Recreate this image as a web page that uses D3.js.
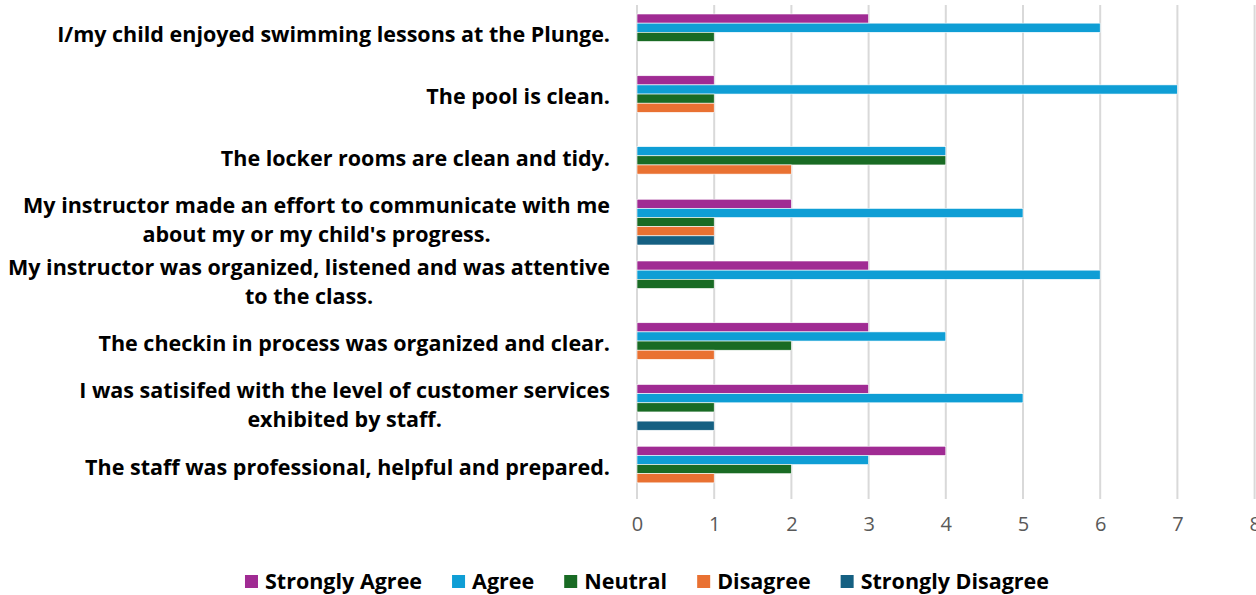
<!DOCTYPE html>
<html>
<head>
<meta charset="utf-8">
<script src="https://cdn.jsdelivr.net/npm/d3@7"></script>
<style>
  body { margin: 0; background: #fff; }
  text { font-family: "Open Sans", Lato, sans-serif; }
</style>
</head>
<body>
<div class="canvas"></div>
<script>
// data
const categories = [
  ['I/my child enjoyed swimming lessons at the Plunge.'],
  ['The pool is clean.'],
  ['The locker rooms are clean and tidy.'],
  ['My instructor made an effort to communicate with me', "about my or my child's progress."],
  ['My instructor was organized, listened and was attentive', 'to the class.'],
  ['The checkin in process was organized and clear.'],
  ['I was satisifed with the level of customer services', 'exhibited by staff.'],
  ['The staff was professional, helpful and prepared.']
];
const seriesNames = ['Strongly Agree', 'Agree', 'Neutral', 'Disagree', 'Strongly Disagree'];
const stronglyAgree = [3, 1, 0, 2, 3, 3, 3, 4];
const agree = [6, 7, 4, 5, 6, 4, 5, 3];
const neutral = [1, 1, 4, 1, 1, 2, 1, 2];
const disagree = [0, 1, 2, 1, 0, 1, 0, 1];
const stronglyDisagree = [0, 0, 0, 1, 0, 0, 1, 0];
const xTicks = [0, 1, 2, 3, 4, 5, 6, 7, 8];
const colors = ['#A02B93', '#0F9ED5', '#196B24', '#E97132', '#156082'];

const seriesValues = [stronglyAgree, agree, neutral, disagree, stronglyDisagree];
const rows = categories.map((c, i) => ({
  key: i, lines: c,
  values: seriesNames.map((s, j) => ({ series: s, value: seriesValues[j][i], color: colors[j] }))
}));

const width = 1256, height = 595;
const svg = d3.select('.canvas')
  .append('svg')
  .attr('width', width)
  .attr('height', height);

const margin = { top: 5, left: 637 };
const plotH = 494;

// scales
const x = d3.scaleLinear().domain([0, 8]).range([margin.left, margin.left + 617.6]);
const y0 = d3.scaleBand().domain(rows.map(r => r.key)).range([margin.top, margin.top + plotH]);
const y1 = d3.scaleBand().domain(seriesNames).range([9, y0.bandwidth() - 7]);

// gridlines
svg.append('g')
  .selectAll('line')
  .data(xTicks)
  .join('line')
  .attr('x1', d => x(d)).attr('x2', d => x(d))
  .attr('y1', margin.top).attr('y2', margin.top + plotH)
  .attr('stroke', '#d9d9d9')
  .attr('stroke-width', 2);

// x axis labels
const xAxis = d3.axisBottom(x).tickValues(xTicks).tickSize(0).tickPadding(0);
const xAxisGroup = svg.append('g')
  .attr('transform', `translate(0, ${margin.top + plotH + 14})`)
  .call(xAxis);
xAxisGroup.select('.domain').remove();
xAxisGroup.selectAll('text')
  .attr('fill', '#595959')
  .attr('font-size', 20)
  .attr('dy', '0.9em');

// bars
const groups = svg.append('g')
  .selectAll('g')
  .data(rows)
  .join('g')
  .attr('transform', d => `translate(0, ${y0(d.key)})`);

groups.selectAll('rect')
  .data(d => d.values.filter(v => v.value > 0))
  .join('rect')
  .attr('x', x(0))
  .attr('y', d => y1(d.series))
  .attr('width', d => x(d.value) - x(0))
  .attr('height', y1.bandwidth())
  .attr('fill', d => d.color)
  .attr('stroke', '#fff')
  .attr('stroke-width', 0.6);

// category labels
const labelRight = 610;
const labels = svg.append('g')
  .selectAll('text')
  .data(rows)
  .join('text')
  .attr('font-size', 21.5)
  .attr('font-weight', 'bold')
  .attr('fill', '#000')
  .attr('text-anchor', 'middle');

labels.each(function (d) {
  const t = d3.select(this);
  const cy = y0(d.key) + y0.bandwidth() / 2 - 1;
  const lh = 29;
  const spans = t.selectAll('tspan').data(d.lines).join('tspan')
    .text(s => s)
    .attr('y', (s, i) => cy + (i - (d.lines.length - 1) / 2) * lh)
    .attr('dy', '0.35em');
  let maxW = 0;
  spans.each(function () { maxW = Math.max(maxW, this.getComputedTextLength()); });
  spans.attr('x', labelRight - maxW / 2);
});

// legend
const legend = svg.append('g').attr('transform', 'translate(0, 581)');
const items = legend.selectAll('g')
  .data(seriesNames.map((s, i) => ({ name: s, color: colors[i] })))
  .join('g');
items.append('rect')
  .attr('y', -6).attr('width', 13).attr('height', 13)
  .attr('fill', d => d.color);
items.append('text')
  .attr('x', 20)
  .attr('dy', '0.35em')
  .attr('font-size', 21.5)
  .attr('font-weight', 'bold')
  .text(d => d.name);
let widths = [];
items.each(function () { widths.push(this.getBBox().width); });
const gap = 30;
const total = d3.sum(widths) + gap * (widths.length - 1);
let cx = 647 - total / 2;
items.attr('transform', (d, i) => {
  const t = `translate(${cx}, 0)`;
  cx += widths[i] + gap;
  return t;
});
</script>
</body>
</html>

**Given exercise**
Using the material above, return every line exactly as it appears, minus the pictures.

**Exercise output**
Recreate this image as a web page that uses D3.js.
<!DOCTYPE html>
<html>
<head>
<meta charset="utf-8">
<script src="https://cdn.jsdelivr.net/npm/d3@7"></script>
<style>
  body { margin: 0; background: #fff; }
  text { font-family: "Open Sans", Lato, sans-serif; }
</style>
</head>
<body>
<div class="canvas"></div>
<script>
// data
const categories = [
  ['I/my child enjoyed swimming lessons at the Plunge.'],
  ['The pool is clean.'],
  ['The locker rooms are clean and tidy.'],
  ['My instructor made an effort to communicate with me', "about my or my child's progress."],
  ['My instructor was organized, listened and was attentive', 'to the class.'],
  ['The checkin in process was organized and clear.'],
  ['I was satisifed with the level of customer services', 'exhibited by staff.'],
  ['The staff was professional, helpful and prepared.']
];
const seriesNames = ['Strongly Agree', 'Agree', 'Neutral', 'Disagree', 'Strongly Disagree'];
const stronglyAgree = [3, 1, 0, 2, 3, 3, 3, 4];
const agree = [6, 7, 4, 5, 6, 4, 5, 3];
const neutral = [1, 1, 4, 1, 1, 2, 1, 2];
const disagree = [0, 1, 2, 1, 0, 1, 0, 1];
const stronglyDisagree = [0, 0, 0, 1, 0, 0, 1, 0];
const xTicks = [0, 1, 2, 3, 4, 5, 6, 7, 8];
const colors = ['#A02B93', '#0F9ED5', '#196B24', '#E97132', '#156082'];

const seriesValues = [stronglyAgree, agree, neutral, disagree, stronglyDisagree];
const rows = categories.map((c, i) => ({
  key: i, lines: c,
  values: seriesNames.map((s, j) => ({ series: s, value: seriesValues[j][i], color: colors[j] }))
}));

const width = 1256, height = 595;
const svg = d3.select('.canvas')
  .append('svg')
  .attr('width', width)
  .attr('height', height);

const margin = { top: 5, left: 637 };
const plotH = 494;

// scales
const x = d3.scaleLinear().domain([0, 8]).range([margin.left, margin.left + 617.6]);
const y0 = d3.scaleBand().domain(rows.map(r => r.key)).range([margin.top, margin.top + plotH]);
const y1 = d3.scaleBand().domain(seriesNames).range([9, y0.bandwidth() - 7]);

// gridlines
svg.append('g')
  .selectAll('line')
  .data(xTicks)
  .join('line')
  .attr('x1', d => x(d)).attr('x2', d => x(d))
  .attr('y1', margin.top).attr('y2', margin.top + plotH)
  .attr('stroke', '#d9d9d9')
  .attr('stroke-width', 2);

// x axis labels
const xAxis = d3.axisBottom(x).tickValues(xTicks).tickSize(0).tickPadding(0);
const xAxisGroup = svg.append('g')
  .attr('transform', `translate(0, ${margin.top + plotH + 14})`)
  .call(xAxis);
xAxisGroup.select('.domain').remove();
xAxisGroup.selectAll('text')
  .attr('fill', '#595959')
  .attr('font-size', 20)
  .attr('dy', '0.9em');

// bars
const groups = svg.append('g')
  .selectAll('g')
  .data(rows)
  .join('g')
  .attr('transform', d => `translate(0, ${y0(d.key)})`);

groups.selectAll('rect')
  .data(d => d.values.filter(v => v.value > 0))
  .join('rect')
  .attr('x', x(0))
  .attr('y', d => y1(d.series))
  .attr('width', d => x(d.value) - x(0))
  .attr('height', y1.bandwidth())
  .attr('fill', d => d.color)
  .attr('stroke', '#fff')
  .attr('stroke-width', 0.6);

// category labels
const labelRight = 610;
const labels = svg.append('g')
  .selectAll('text')
  .data(rows)
  .join('text')
  .attr('font-size', 21.5)
  .attr('font-weight', 'bold')
  .attr('fill', '#000')
  .attr('text-anchor', 'middle');

labels.each(function (d) {
  const t = d3.select(this);
  const cy = y0(d.key) + y0.bandwidth() / 2 - 1;
  const lh = 29;
  const spans = t.selectAll('tspan').data(d.lines).join('tspan')
    .text(s => s)
    .attr('y', (s, i) => cy + (i - (d.lines.length - 1) / 2) * lh)
    .attr('dy', '0.35em');
  let maxW = 0;
  spans.each(function () { maxW = Math.max(maxW, this.getComputedTextLength()); });
  spans.attr('x', labelRight - maxW / 2);
});

// legend
const legend = svg.append('g').attr('transform', 'translate(0, 581)');
const items = legend.selectAll('g')
  .data(seriesNames.map((s, i) => ({ name: s, color: colors[i] })))
  .join('g');
items.append('rect')
  .attr('y', -6).attr('width', 13).attr('height', 13)
  .attr('fill', d => d.color);
items.append('text')
  .attr('x', 20)
  .attr('dy', '0.35em')
  .attr('font-size', 21.5)
  .attr('font-weight', 'bold')
  .text(d => d.name);
let widths = [];
items.each(function () { widths.push(this.getBBox().width); });
const gap = 30;
const total = d3.sum(widths) + gap * (widths.length - 1);
let cx = 647 - total / 2;
items.attr('transform', (d, i) => {
  const t = `translate(${cx}, 0)`;
  cx += widths[i] + gap;
  return t;
});
</script>
</body>
</html>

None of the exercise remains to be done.